Thursday, January 22, 2015

Ordered silicon vacancies in a high silica zeolite

Today's paper summary comes from David Sholl.

Far more is known about defects in zeolites than about defects in MOFs, although the structural similarities between ZIFs and zeolites strongly hint that defects should be common in ZIFs and, by extension, other kinds of MOFs. Defects are typically thought of as introducing disorder or randomness into crystals, but this does not always have to be the case. Baerlocher and colleagues give a nice example of a high silica zeolite structure that includes an ordered set of defects in the crystal structure of the zeolite SSZ-74 (Baerlocher et al. Nature Materials, DOI: 10.1038/nmat2228) .  Much of their paper deals with the technical details of solving the crystal structure of this complicated zeolite, but the main conclusion is that the structure includes a set of ordered Si vacancies in each unit cell. It is important to note that a perfectly plausible model of a defect-free silica material with the same framework could be constructed, so the existence of the ordered vacancies is a consequence of the complex crystallization process that generates SSZ-74.

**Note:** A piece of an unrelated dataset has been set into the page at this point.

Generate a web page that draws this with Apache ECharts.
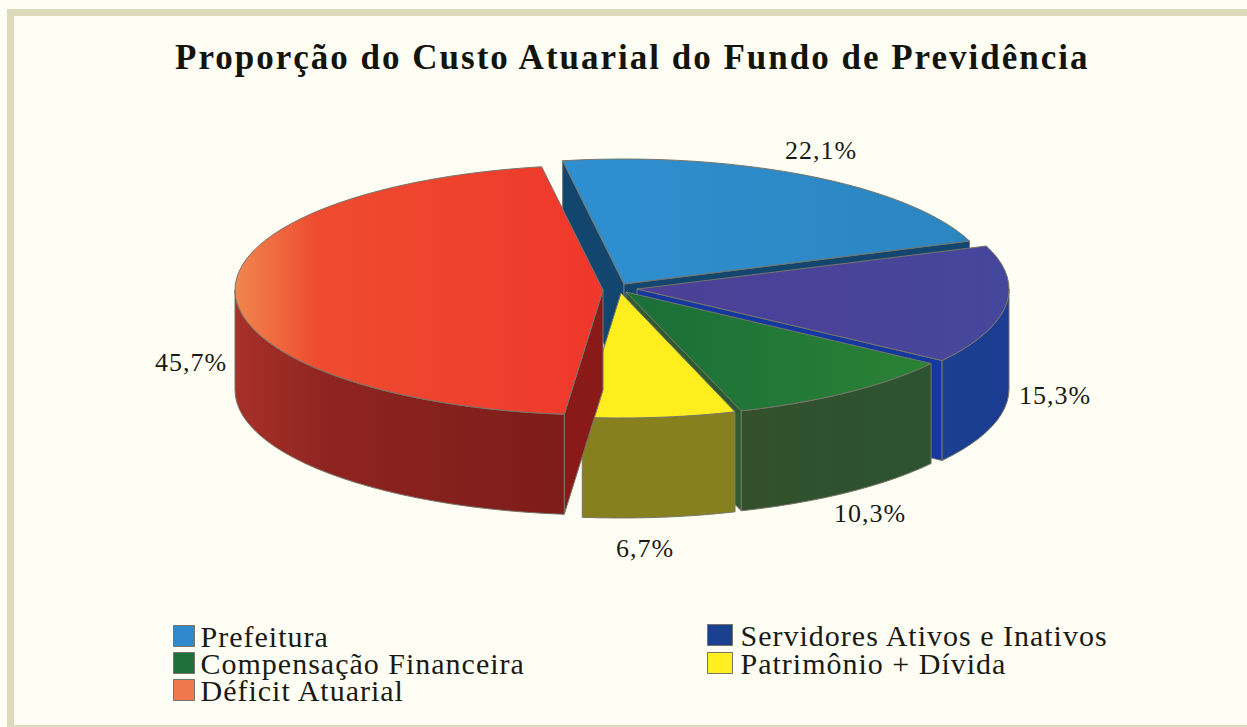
<!DOCTYPE html>
<html><head><meta charset="utf-8">
<script src="https://cdn.jsdelivr.net/npm/echarts@6/dist/echarts.min.js"></script>
<style>
html,body{margin:0;padding:0;background:#fefef4}
#main{width:1247px;height:727px}
svg text{letter-spacing:1px}
svg text[style*="bold"]{letter-spacing:2px}
</style></head><body><div id="main"></div>
<script>
// ---- data ----
const titleText = 'Proporção do Custo Atuarial do Fundo de Previdência';
const categories = ['Prefeitura','Servidores Ativos e Inativos','Compensação Financeira','Patrimônio + Dívida','Déficit Atuarial'];
const values = [22.1,15.3,10.3,6.7,45.7];
const valueLabels = ['22,1%','15,3%','10,3%','6,7%','45,7%'];

// ---- layout and style ----
const startAngle = -9.6, RY = 125, DEPTH = 100, STROKE = '#77756a';
const apex = [[624,284,368],[637,289,372],[626,292,372],[621,293,368],[603,290,368]];
const labelPos = [[821,150],[1055,395],[870,513],[645,548],[191,362]];
const legendPos = [[173,621,21,1],[707,620,25,3],[173,648,21,1],[707,648,25,3],[173,675,21,1]];
const legendColor = ['#2f8acb','#1c4090','#1f6f3a','#ffee20','#f0784c'];
const G = echarts.graphic.LinearGradient;
const hgrad = (stops) => new G(0,0,1,0,stops.map((c)=>({offset:c[0],color:c[1]})));
const topFill = [
  hgrad([[0,'#2f8fd0'],[1,'#2b86c0']]),
  hgrad([[0,'#4c3f96'],[1,'#45479c']]),
  hgrad([[0,'#1a6e38'],[1,'#2a8234']]),
  '#ffee1e',
  hgrad([[0,'#f0874e'],[0.22,'#ee4c30'],[1,'#ef372b']])
];
const wallFill = [
  '#12466e',
  hgrad([[0,'#1c3f92'],[1,'#1b3c90']]),
  hgrad([[0,'#33502c'],[1,'#2c5430']]),
  '#86801f',
  hgrad([[0,'#a8302a'],[0.3,'#8d2420'],[1,'#7e1c1a']])
];
const radialFill = ['#12466e','#1438a0','#2e5a30','#86801f','#8a1a18'];

const pt = (a, deg, rx) => {
  const t = deg*Math.PI/180;
  return [a[0]+rx*Math.sin(t), a[1]-RY*Math.cos(t)];
};
function arc(a, from, to, rx){
  const out=[], n=Math.max(1,Math.ceil((to-from)/3));
  for(let i=0;i<=n;i++) out.push(pt(a,from+(to-from)*i/n,rx));
  return out;
}
const down = p => [p[0],p[1]+DEPTH];

function renderSlice(idx){
  return function(params, api){
    const total = values.reduce((s,v)=>s+v,0);
    let acc = 0;
    for(let i=0;i<idx;i++) acc += values[i];
    const from = startAngle + acc/total*360;
    const to = from + api.value(0)/total*360;
    const a = apex[idx], rx = a[2];
    const kids = [];
    const poly = (pts,fill)=>kids.push({type:'polygon',shape:{points:pts},
      style:{fill:fill,stroke:STROKE,lineWidth:1,lineJoin:'round'}});
    // radial walls that face the viewer
    const rad = d => d*Math.PI/180;
    if(-Math.sin(rad(from))>0){
      const o = pt(a,from,rx);
      poly([[a[0],a[1]],o,down(o),down(a)],radialFill[idx]);
    }
    if(Math.sin(rad(to))>0){
      const o = pt(a,to,rx);
      poly([[a[0],a[1]],o,down(o),down(a)],radialFill[idx]);
    }
    // outer wall, front half only
    const wf = Math.max(from,90), wt = Math.min(to,270);
    if(wt>wf){
      const e = arc(a,wf,wt,rx);
      poly(e.concat(e.map(down).reverse()),wallFill[idx]);
    }
    // top
    poly([[a[0],a[1]]].concat(arc(a,from,to,rx)),topFill[idx]);
    return {type:'group',children:kids};
  };
}

const series = categories.map((name,i)=>({
  name:name, type:'custom', coordinateSystem:'none', silent:true,
  itemStyle:{color:legendColor[i]},
  data:[[values[i]]], renderItem:renderSlice(i), animation:false, z:i+2
}));

const legends = categories.map((name,i)=>({
  data:[{name:name,icon:'rect'}], left:legendPos[i][0], top:legendPos[i][1],
  itemWidth:legendPos[i][2], itemHeight:21, itemGap:0, padding:0, selectedMode:false,
  itemStyle:{borderColor:STROKE,borderWidth:1},
  textStyle:{fontFamily:'Liberation Serif',fontSize:30,lineHeight:21,color:'#1a1a14',padding:[0,0,0,legendPos[i][3]]}
}));

const band = '#dcd9bc';
const chart = echarts.init(document.getElementById('main'),null,{renderer:'svg'});
chart.setOption({
  animation:false,
  backgroundColor:'#fefef4',
  title:{text:titleText,left:175,top:40,padding:0,
    textStyle:{fontFamily:'Liberation Serif',fontWeight:'bold',fontSize:35,color:'#14140e'}},
  legend:legends,
  graphic:[
    {type:'rect',silent:true,z:0,shape:{x:7,y:9,width:1240,height:7},style:{fill:band}},
    {type:'rect',silent:true,z:0,shape:{x:7,y:9,width:7,height:718},style:{fill:band}},
    {type:'rect',silent:true,z:0,shape:{x:7,y:725,width:1240,height:2},style:{fill:band}},
    ...valueLabels.map((t,i)=>({type:'text',silent:true,z:20,x:labelPos[i][0],y:labelPos[i][1],
      style:{text:t,fill:'#1a1a14',font:'26px "Liberation Serif"',textAlign:'center',textVerticalAlign:'middle'}}))
  ],
  series:series
});
</script></body></html>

This paper doesn't give a direct example of how the Si vacancies in the structure affect the performance or properties of the material. There are examples, however, of point defects such as oxygen vacancies giving zeolites properties such as luminescence that are not possible with defect-free materials (Bai et al., J. Luminesence, DOI: 10.1016/j.jlumin.2013.08.01).

1 comment:

  1. I looked up reference 6 to look at the charge flipping scheme, but I still don't quite understand what exactly is going on. Is someone able to explain the structure-factor amplitudes and the phase in Layman's terms? I think if I had a better grasp of where these terms are coming from and what they represent physically that I could follow the scheme better.
    Does the user defined threshold have to be set to a small positive number? It seems that the main purpose of the threshold value is the make the negative electron densities positive. So why not set it to be zero so that only the sign of all the negative electron densities are flipped?
    Also, is the inverse FT an approximation? I thought it would need to be an integral over all possible values?
    One more thing, does anyone know if it is possible to type symbols into these comments? Similar to something one would do in a LaTeX document? I tried $\delta$ (among other variations), but as you can see it does not work.